ALM-16001 Hive Warehouse Space Usage Exceeds the Threshold (For MRS 2.x or Earlier)

Description

The system checks the Hive warehouse space usage every 30 seconds. The indicator Percentage of HDFS Space Used by Hive to the Available Space can be viewed on the Hive service monitoring page. This alarm is generated when the Hive warehouse space usage exceeds the specified threshold (85% by default).

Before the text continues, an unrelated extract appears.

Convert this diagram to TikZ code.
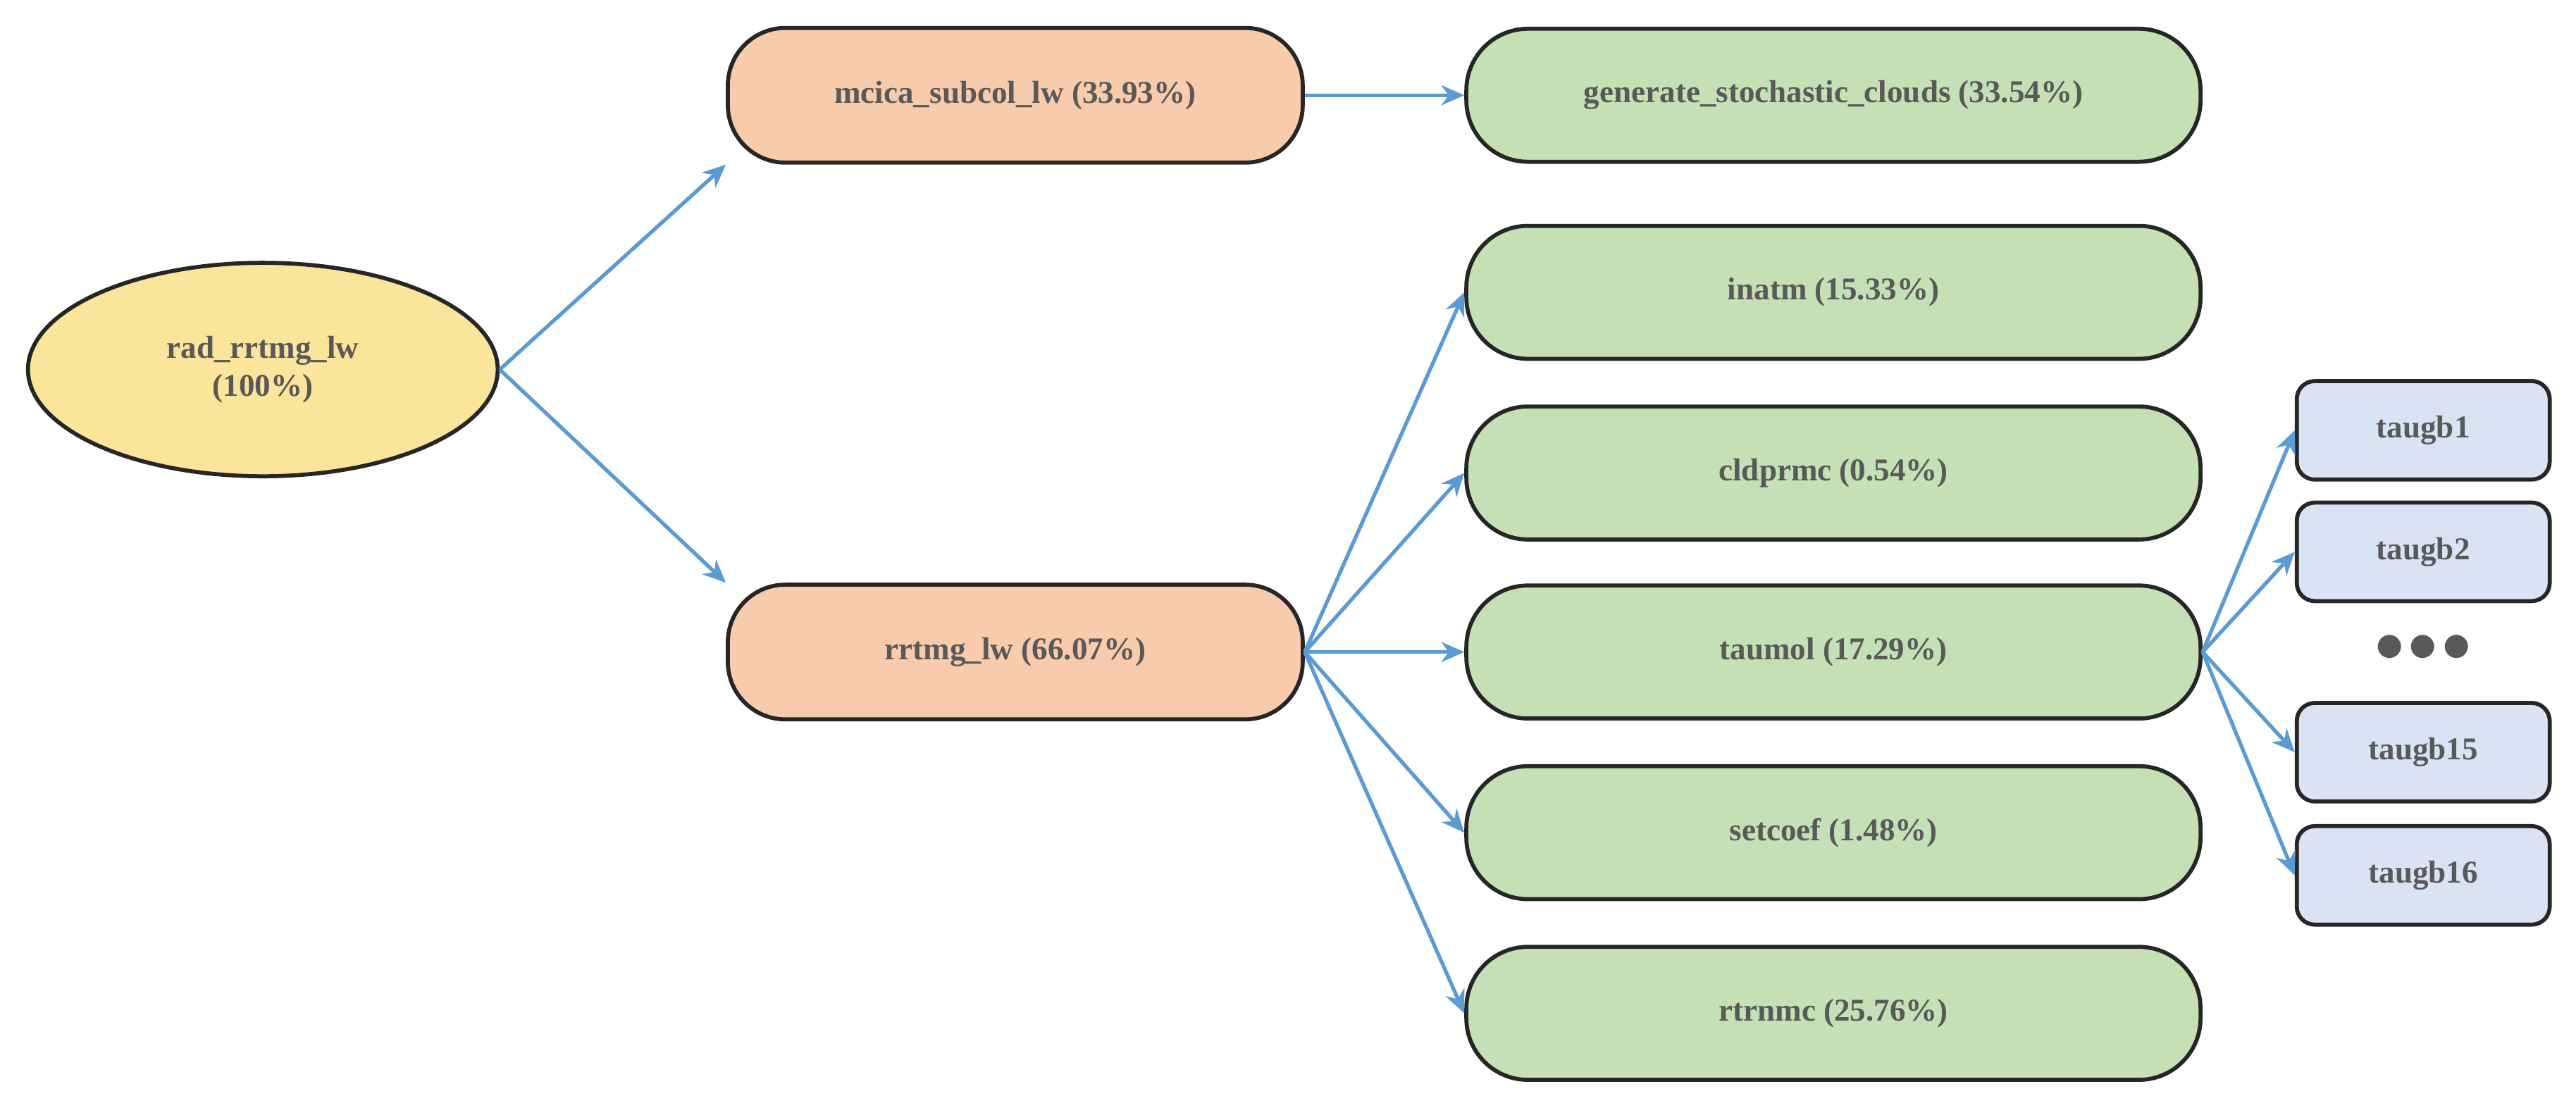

This alarm is cleared when the Hive warehouse space usage is less than or equal to the threshold. You can reduce the warehouse space usage by expanding the warehouse capacity or releasing the used space.

Attribute

Alarm ID	Alarm Severity	Auto Clear
16001	Major	Yes

Parameters

Parameter	Description
ServiceName	Specifies the service for which the alarm is generated.
RoleName	Specifies the role for which the alarm is generated.
HostName	Specifies the host for which the alarm is generated.
Trigger condition	Generates an alarm when the actual indicator value exceeds the specified threshold.

Impact on the System

The system fails to write data, which causes data loss.

Possible Causes

The upper limit of the HDFS capacity available for Hive is too small.
The system disk space is insufficient.
Some data nodes break down.

Procedure

Expand the system configuration.
1. Analyze the cluster HDFS capacity usage and increase the upper limit of the HDFS capacity available for Hive.
  Go to the MRS cluster details page, choose Components > Hive > Service Configuration, set Type to All, search for hive.metastore.warehouse.size.percent, and increase the value of this parameter. Suppose that the value of the configuration item is A, total HDFS storage space is B, the threshold is C, and HDFS space used by Hive is D. Adjust the value of the configuration item according to A x B x C > D. The total HDFS storage space can be viewed on the HDFS monitoring page, and HDFS space used by Hive can be viewed on the Hive monitoring page.
2. Check whether the alarm is cleared.
  - If yes, no further action is required.
  - If no, go to 2.a.
Expand the system.
1. Add nodes.
2. Check whether the alarm is cleared.
  - If yes, no further action is required.
  - If no, go to 3.a.
Check whether the data node is normal.
1. Go to the cluster details page and choose Alarms.
2. Check whether ALM-12006 Node Fault, ALM-12007 Process Fault, or ALM-14002 DataNode Disk Usage Exceeds the Threshold exists.
  - If yes, go to 3.c.
  - If no, go to 4.
3. Clear the alarm by following the steps provided in ALM-12006 Node Fault, ALM-12007 Process Fault, or ALM-14002 DataNode Disk Usage Exceeds the Threshold.
4. Check whether the alarm is cleared.
  - If yes, no further action is required.
  - If no, go to 4.
Collect fault information.
1. On MRS Manager, choose System > Export Log.
2. Contact the O&M engineers and send the collected logs.